The masterpiece of this work, to my taste, is certainly not the famous, super-covered, evergreen funky/rock ode to the Long Train Run, but rather track number five "Clear As The Driven Snow". The "snow" in the title stands for cocaine, and the lyrics deliver yet another warning against its abuse. Patrick Simmons is the composer, author, solo voice, and brilliant conductor on the acoustic guitar, tuned in an unorthodox way by lowering both the low and high E strings to D and fingered with his beloved metal picks slipped on his fingertips. After two verses and choruses, Pat heads off in tangents, painting a fairytale instrumental interlude with harmonics, mutes, chords, and slides: the acoustic flies solo for a while, painting superb rhythmic and melodic patterns, then insistently returns to a low D drone on which Johnston's lead guitar takes off, more and more compelling until involving the two drums in a full-throttle final ride, reverberating with echoes and resonances, stop&go and final bass whimpers. It's five minutes of excellent music: original, ancestral, visionary, and not at all commercial, you might even call it progressive/country.
Simmons repeats himself on the same level with the sublime country rock ballad "South City Midnight Lady", a sweet celebration of a casual love, a number that certainly the "specialist" Eagles would have envied at the time. The inevitable dreamy pedal steel guitar, an instrument which neither guitarist in the group knows how to play, is in the savvy hands of guest Jeff Baxter, then still a member of Steely Dan.

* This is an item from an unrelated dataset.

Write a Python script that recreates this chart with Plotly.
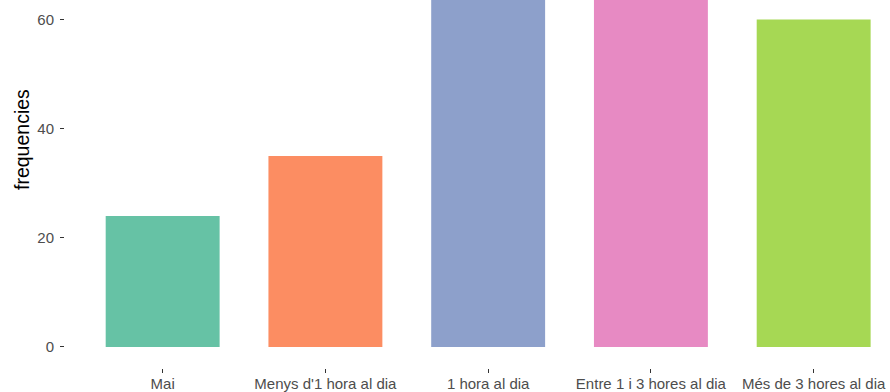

This is his first collaboration with the group... he'll join them permanently a couple of years and albums later, only to move on and dedicate himself to something entirely different, indeed! Baxter is, in fact, currently, and has been for many years, a highly-paid consultant to the Pentagon for the United States' missile defense, thanks to his recognized skills as a programmer and designer in the field of computer-controlled trajectory tracking systems! Unbelievable.
Tom Johnston, on his part, does not stop at the Long Train... exploit, adding another irresistible anthem and sing-along, as the Americans say. Inspired by the large Chinese community in San Francisco, the metropolis of reference for the musicians of the group all originating from the Bay Area, "China Groove" decisively kicks off with a famous distorted riff heavy with echo, yet is immediately sprinkled with rock'n'roll by the bouncing little piano of the guest Billy Payne (then with Little Feat). Johnston's nasal and sharp, unmistakable voice full of grit and soul pushes with all its might, powerful choirs color the chorus and inject typically free-spirited and Californian joy and positivity, harmonized double guitars underline in the right places, Johnston's carves out a happy solo and here are four more joyous minutes of playing and singing, replicated at every concert and still relatively easy to hear on the radio today.
Tom Johnston's other compositions, as usual the most prolific and energetic musician of the group, are less epochal: it opens with mid-tempo "Natural Thing" seasoned with the dated sound and, to today's ear, sincerely tender of a pioneering ARP synthesizer (again in the hands of guest Payne). Then there's the paced blues "Dark Eyed Canjun Woman" with Tom's most successful guitar solo. There's also the compact and paced "Ukiah" dedicated to the namesake city, more or less an hour's drive from San Francisco, nestled in a green valley full of vineyards (we are in California's so-called Wine County... decent wines, the best in America but priced like Chianti!), apparently and for some reason dear to the guitarist.
Johnston then reserves a final, half masterpiece, set as a rich and evocative end to the album and to give the whole album its title. "The Captain & Me" (the song) begins seamlessly off the tails of the previous "Ukiah" and is immediately a festival of harmonious acoustic arpeggios. The characteristic choirs arrive punctually on the bridge only to explode fully, steeped in gospel, in the super glorious refrain. At this point, an unexpected drum break hurls the piece into its second part, a super funky affair with more than frantic rhythm, drums running wild in a jam session, guitars furiously strummed with full-arm force and Johnston's voice struggling to cut across the sonic mayhem to sing the final lines.
To conclude, the last three things: two of these are the work of Pat Simmons and extremely different from each other: "Evil Woman" is a sharp and rhythmically unorthodox hard rock track, with a drum rhythm that swallows beats and continuously overturns the accents of the idiosyncratic main guitar riff. The amplifiers are on full blast, the vocal harmonies are veritable fiery balls, almost indigestible in their seventh inversions... we are very far from the absolute palatability of "Long Train Running" and "China Groove" and anyone listening to this music without knowing who it's by would have no chance of associating it with the common image associated with the Doobies. The second, instrumental "Busted Down Around O'Connely Corners" has a title almost longer than its duration: forty-eight seconds of an acoustic fingerpicking duet between the two guitarists, nothing transcendental.
The only track with collective authorship is titled "Without You", a typical composition born from a group jam: guitar riffs and drums pounding the rounded, inevitably melodic Californian quintet's hard rock'n'roll... few fragmented chords due to frequent stops, highlighting cyclically the gritty (and not too inspired) riff, complete with subsequent restarts. A short solo is not missing, this time by Simmons and very predictable with Hendrix-like double stops, until the grand finale with every drum and cymbal type on the loose, making it a classic filler, the least interesting moment on this album otherwise studded with several gems, in my judgement more than excellent overall, but to which I must add my personal, ever-present, touching gratitude.